Austrian Domination
The Austrian Hapsburgs liberated Hungary, capturing the city of Budapest in 1676. The Hungarians welcomed the liberating army, but were dismayed when the Austrians refused to go, initiating more than 200 years of Austrian rule. Francis Rakoczy, a Transylvanian prince, led an unsuccessful rebellion in the early eighteenth century. (Click on the pictures to enlarge.)
Meanwhile, the Catholic Church rolled back much of the gains made by Protestantism. The Jesuit order led a brutal Counter-Reformation, converting people to Catholicism through education, intimidation and persecution.
The following story comes from the History of the Protestant Church in Hungary, p. 208-209. Catholic monks incited Count Nanasdy to imprison a Protestant preacher, Stephen Pilarick, and burn his books. They put the preacher’s Bible on a spit and roasted it over the burning books. The wind caught one of the pages of the Bible and blew it into the chest of the Count. Before the monks could retrieve it, the Count read these words from Isaiah 40, “The grass withers and the flower fades, but the Word of God endures forever.” The count turned deathly pale as the court fool shouted, “How shall you feel, Sir Count, when the Devils are roasting you on a spit in hell?”
Hungary experienced a revival starting in the 1840’s. Two Scottish missionaries to the Jews introduced Rabbi Isaac Saphir to Jesus Christ as his Savior and Messiah. God used Saphir’s family and others to bring many people to Christ. (Isaac’s son Adolph immigrated to England where he pastored a large church in London and maintained a warm friendship with Charles Spurgeon.)

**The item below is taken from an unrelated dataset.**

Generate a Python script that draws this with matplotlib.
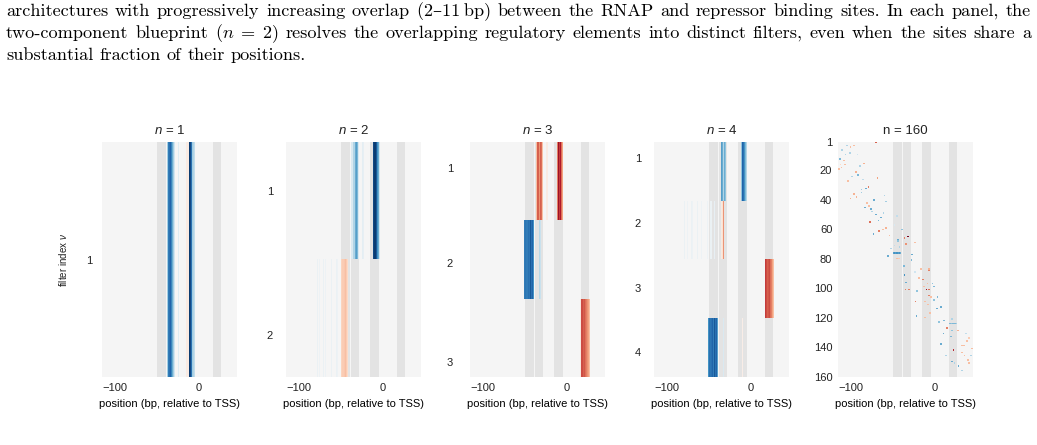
import numpy as np
import matplotlib
matplotlib.use("Agg")
import matplotlib.pyplot as plt

plt.rcParams["font.family"] = ["Liberation Sans", "DejaVu Sans"]
plt.rcParams["mathtext.fontset"] = "custom"
plt.rcParams["mathtext.rm"] = "Liberation Sans"
plt.rcParams["mathtext.it"] = "Liberation Sans:italic"
plt.rcParams["text.color"] = "#222222"

# positions along the promoter (bp, relative to TSS), one column per bp
POS_MIN, POS_MAX = -115, 45
# binding sites shaded in grey (start, end)
SITES = [(-50, -39), (-38, -29), (-15, -5), (16, 26)]

N_FILTERS = [1, 2, 3, 4]

# filter weights: (filter row, first position, weights per bp); blue < 0 < red
STRIPES_N1 = [
    (1, -38, [-0.35, -0.7, -0.85, -0.75, -0.8, -0.65, -0.5, -0.35, -0.2]),
    (1, -29, [0.1]),
    (1, -25, [-0.12]),
    (1, -15, [0.08, 0.08, 0.08]),
    (1, -12, [-0.95, -0.9, -0.75, -0.75, -0.35, -0.3, -0.25]),
]
STRIPES_N2 = [
    (1, -38, [-0.15, -0.15, -0.3, -0.3, -0.3, -0.5, -0.55, -0.45, -0.15]),
    (1, -25, [-0.1, -0.08]),
    (1, -12, [-0.9, -0.95, -0.7, -0.95, -0.85, -0.6, -0.5, -0.2, -0.12]),
    (2, -78, [-0.06]), (2, -76, [-0.05]), (2, -71, [-0.06]), (2, -69, [-0.05]),
    (2, -62, [-0.06]), (2, -61, [-0.04]), (2, -56, [-0.06]), (2, -54, [-0.05]),
    (2, -50, [0.22, 0.25, 0.28, 0.25, 0.27, 0.3, 0.25, 0.2]),
]
STRIPES_N3 = [
    (1, -37, [0.3, 0.3, 0.6, 0.6, 0.45, 0.6, 0.55, 0.3]),
    (1, -25, [0.08, 0.08]),
    (1, -12, [0.5, 0.85, 0.9, 0.7, 0.8, 0.55, 0.4]),
    (2, -51, [-0.7, -0.72, -0.7, -0.72, -0.7, -0.75, -0.72, -0.85, -0.75,
              -0.55, -0.8, -0.6]),
    (2, -33, [-0.28, -0.22]),
    (3, 15, [0.1, 0.6, 0.65, 0.65, 0.6, 0.62, 0.55, 0.58, 0.5, 0.45, 0.4, 0.3]),
]
STRIPES_N4 = [
    (1, -36, [-0.35, -0.55, -0.5, -0.3, -0.5, -0.4]),
    (1, -12, [-0.4, -0.8, -0.8, -0.75, -0.6, -0.45, -0.3]),
    (2, -79, [-0.06]), (2, -76, [-0.05]), (2, -71, [-0.06]), (2, -70, [-0.05]),
    (2, -64, [-0.06]), (2, -59, [-0.05]), (2, -55, [-0.06]), (2, -52, [-0.05]),
    (2, -49, [-0.07]), (2, -47, [-0.06]), (2, -44, [-0.08]), (2, -42, [-0.06]),
    (2, -36, [0.1, 0.1, 0.15, 0.45]),
    (3, 16, [0.65, 0.7, 0.65, 0.6, 0.62, 0.65, 0.6, 0.55, 0.5, 0.4, 0.3]),
    (4, -51, [-0.6, -0.75, -0.72, -0.7, -0.75, -0.8, -0.7, -0.85, -0.75,
              -0.6, -0.8, -0.55]),
    (4, -33, [-0.15]),
    (4, -11, [0.07, 0.07]),
]
FILTER_STRIPES = [STRIPES_N1, STRIPES_N2, STRIPES_N3, STRIPES_N4]
# where the y tick labels sit, as a fraction of the panel height from the top
YTICK_FRAC = [[0.5], [0.209, 0.821], [0.112, 0.516, 0.935],
              [0.069, 0.346, 0.62, 0.892]]

# n = 160: scattered single-position filters
N_BIG = 160
STRIPES_N160 = [
    (76, -50, [-0.55, -0.6, -0.6, -0.55, -0.6, -0.6, -0.55, -0.6, -0.6, -0.5]),
    (124, 16, [-0.4, -0.45, -0.45, -0.4, -0.45, -0.45, -0.4, -0.45, -0.45, -0.35]),
]
DOT_ROW = [1, 3, 4, 3, 6, 9, 8, 9, 12, 13,
           16, 16, 15, 17, 19, 18, 21, 23, 24, 27,
           26, 25, 31, 32, 33, 35, 36, 37, 38, 39,
           40, 41, 42, 44, 45, 46, 48, 49, 50, 51,
           52, 54, 55, 57, 59, 60, 60, 61, 63, 64,
           65, 66, 67, 68, 69, 70, 71, 72, 73, 77,
           78, 80, 80, 81, 85, 87, 87, 88, 89, 91,
           93, 94, 96, 97, 97, 99, 99, 101, 101, 101,
           101, 102, 105, 106, 106, 108, 109, 109, 111, 113,
           114, 117, 119, 120, 121, 122, 123, 127, 129, 129,
           131, 131, 133, 134, 136, 138, 139, 139, 141, 142,
           144, 146, 146, 146, 149, 150, 151, 151, 153, 156]
DOT_POS = [-71, -105, -101, -97, -111, -107, -102, -93, -114, -109,
           -113, -108, -85, -90, -115, -112, -95, -92, -99, -104,
           -86, -69, -80, -83, -88, -88, -97, -61, -94, -101,
           -73, -59, -82, -79, -84, -77, -76, -62, -71, -46,
           -65, -68, -78, -49, -59, -63, -40, -67, -74, -55,
           -33, -37, -45, -45, -25, -35, -49, -43, -53, -28,
           -57, -46, -44, -29, -38, -18, -8, -8, -25, -37,
           -20, -15, -35, -4, -10, -14, -2, -36, -32, -11,
           -8, -22, -8, -6, 2, -2, -24, -13, -9, 6,
           1, -7, -23, -13, 19, 10, 4, 13, 19, 26,
           9, 36, 18, 39, 37, 6, 31, 33, 43, 21,
           31, 12, 34, 42, 38, 19, 22, 39, 27, 31]
DOT_VAL = [0.6, -0.3, 0.3, 0.3, -0.3, -0.3, -0.3, -0.2, -0.45, 0.3,
           0.2, 0.3, 0.35, -0.3, 0.3, 0.3, 0.35, -0.45, -0.3, 0.3,
           -0.25, 0.4, 0.5, -0.5, -0.35, -0.35, 0.35, -0.3, 0.35, 0.35,
           -0.5, -0.35, 0.3, 0.3, -0.5, -0.5, -0.3, -0.3, -0.5, -0.25,
           -0.5, -0.45, 0.55, -0.15, 0.35, 0.3, -0.4, 0.5, -0.5, 0.3,
           0.95, 0.5, -0.5, -0.4, 0.3, 0.45, -0.25, -0.3, -0.3, -0.5,
           -0.5, 0.3, 0.25, -0.45, -0.45, 0.3, 0.35, 0.5, -0.2, -0.6,
           0.3, 0.5, -0.5, -0.4, 0.3, 0.3, -0.45, 0.5, 0.5, 0.85,
           0.55, -0.4, 0.5, 0.3, -0.45, -0.4, 0.5, 0.3, 0.3, -0.5,
           -0.5, 0.3, -0.5, 0.3, -0.3, -0.45, -0.4, 0.5, -0.4, 0.35,
           -0.5, -0.25, -0.45, 0.25, 0.3, -0.5, 0.3, 0.3, 0.3, 0.75,
           0.3, -0.3, 0.3, -0.3, 0.3, -0.5, -0.3, 0.3, -0.5, -0.3]
BIG_YTICKS = [1, 20, 40, 60, 80, 100, 120, 140, 160]
XTICKS = [-100, 0]

CAPTION_LINES = [
    ["architectures", "with", "progressively", "increasing", "overlap",
     "(2\u201311\u2009bp)", "between", "the", "RNAP", "and", "repressor",
     "binding", "sites.", "In", "each", "panel,", "the"],
    ["two-component", "blueprint", r"($n\;=\;2$)", "resolves", "the",
     "overlapping", "regulatory", "elements", "into", "distinct", "filters,",
     "even", "when", "the", "sites", "share", "a"],
    ["substantial", "fraction", "of", "their", "positions."],
]

# ---- layout (pixels) ----
FIG_W, FIG_H = 1037, 445
AX_LEFT = [102, 286, 470, 654, 838]
AX_TOP, AX_BOTTOM, AX_W = 142, 377, 135
YTICK_PAD = [7.2, 9.4, 12.2, 9.4, 4.1]
BG = "#f5f5f5"
SITE_COLOR = "#e3e3e3"
CAPTION_BASELINES = [16, 38, 60]
CAPTION_X0, CAPTION_X1 = 6, 1031
CAPTION_LAST_W = 300


def build_matrix(n_rows, stripes):
    m = np.zeros((n_rows, POS_MAX - POS_MIN))
    for row, start, vals in stripes:
        j = start - POS_MIN
        m[row - 1, j:j + len(vals)] = vals
    return m


def style_axes(ax, title, ypad):
    ax.set_facecolor(BG)
    for a, b in SITES:
        ax.axvspan(a, b, color=SITE_COLOR, lw=0, zorder=1)
    for s in ax.spines.values():
        s.set_visible(False)
    ax.set_xlim(POS_MIN, POS_MAX)
    ax.set_xticks(XTICKS)
    ax.tick_params(length=0, labelsize=8, labelcolor="#222222")
    ax.tick_params(axis="x", pad=4.5)
    ax.tick_params(axis="y", pad=ypad)
    ax.set_xlabel("position (bp, relative to TSS)", fontsize=8, labelpad=4)
    ax.set_title(title, fontsize=9.5, pad=6)


fig = plt.figure(figsize=(FIG_W / 100, FIG_H / 100), dpi=100)
axes = [fig.add_axes([l / FIG_W, 1 - AX_BOTTOM / FIG_H, AX_W / FIG_W,
                      (AX_BOTTOM - AX_TOP) / FIG_H]) for l in AX_LEFT]

for i, n in enumerate(N_FILTERS):
    ax = axes[i]
    m = build_matrix(n, FILTER_STRIPES[i])
    ax.imshow(np.ma.masked_equal(m, 0), cmap="RdBu_r", vmin=-1, vmax=1,
              aspect="auto", extent=(POS_MIN, POS_MAX, n + 0.5, 0.5),
              interpolation="nearest", zorder=2)
    style_axes(ax, f"$n$ = {n}", YTICK_PAD[i])
    ax.set_ylim(n + 0.5, 0.5)
    ax.set_yticks([0.5 + f * n for f in YTICK_FRAC[i]])
    ax.set_yticklabels([str(k) for k in range(1, n + 1)])

# n = 160 panel
ax = axes[4]
m = build_matrix(N_BIG, STRIPES_N160)
for r, p, v in zip(DOT_ROW, DOT_POS, DOT_VAL):
    j = p - POS_MIN
    m[r - 1, j:j + 2] = v
ax.imshow(np.ma.masked_equal(m, 0), cmap="RdBu_r", vmin=-1, vmax=1,
          aspect="auto", extent=(POS_MIN, POS_MAX, N_BIG, 1),
          interpolation="nearest", zorder=2)
style_axes(ax, f"n = {N_BIG}", YTICK_PAD[4])
ax.set_ylim(N_BIG, 1)
ax.set_yticks(BIG_YTICKS)

fig.text(63 / FIG_W, 1 - 260 / FIG_H, r"filter index $\nu$", rotation=90,
         ha="center", va="center", fontsize=7)

# caption above the panels, justified like the paper text
renderer = fig.canvas.get_renderer()
cap_kw = dict(family=["cmr10", "DejaVu Serif"], math_fontfamily="cm",
              color="black", va="baseline", ha="left")
probe = [fig.text(0, 0, w, fontsize=10, **cap_kw) for w in CAPTION_LINES[2]]
w10 = sum(t.get_window_extent(renderer).width for t in probe)
for t in probe:
    t.remove()
space10 = 0.333 * 10 * 100 / 72
cap_size = 10 * CAPTION_LAST_W / (w10 + space10 * (len(CAPTION_LINES[2]) - 1))

for k, words in enumerate(CAPTION_LINES):
    y = 1 - CAPTION_BASELINES[k] / FIG_H
    texts = [fig.text(0, y, w, fontsize=cap_size, **cap_kw) for w in words]
    widths = [t.get_window_extent(renderer).width for t in texts]
    if k < len(CAPTION_LINES) - 1:
        gap = (CAPTION_X1 - CAPTION_X0 - sum(widths)) / (len(words) - 1)
    else:
        gap = 0.333 * cap_size * 100 / 72
    x = CAPTION_X0
    for t, w in zip(texts, widths):
        t.set_x(x / FIG_W)
        x += w + gap

fig.savefig("out.png", dpi=100)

Another unsuccessful revolution against Austrian rule took place in 1848-49, led by Louis Kossuth. The Hungarian army could have held its own against the Austrians, but the Hapsburg king hired the Tsar and, with the Russian army invading from the east, the Hungarians did not stand a chance.
About twenty years later, the Austrians suffered a humiliating defeat at the hands of the Italian army. When the Austrian monarch appealed to the Hungarians for aid, the Hungarian statesman Francis Deak negotiated a deal to send Hungarian soldiers to support the Austrian army. In exchange, the emperor agreed to almost all of the demands that the Hungarians had made in 1848. The resulting political arrangement, called the dual monarchy, allowed the Hungarians to have their own parliament and make their own laws. Austria and Hungary became two separate countries with the same king.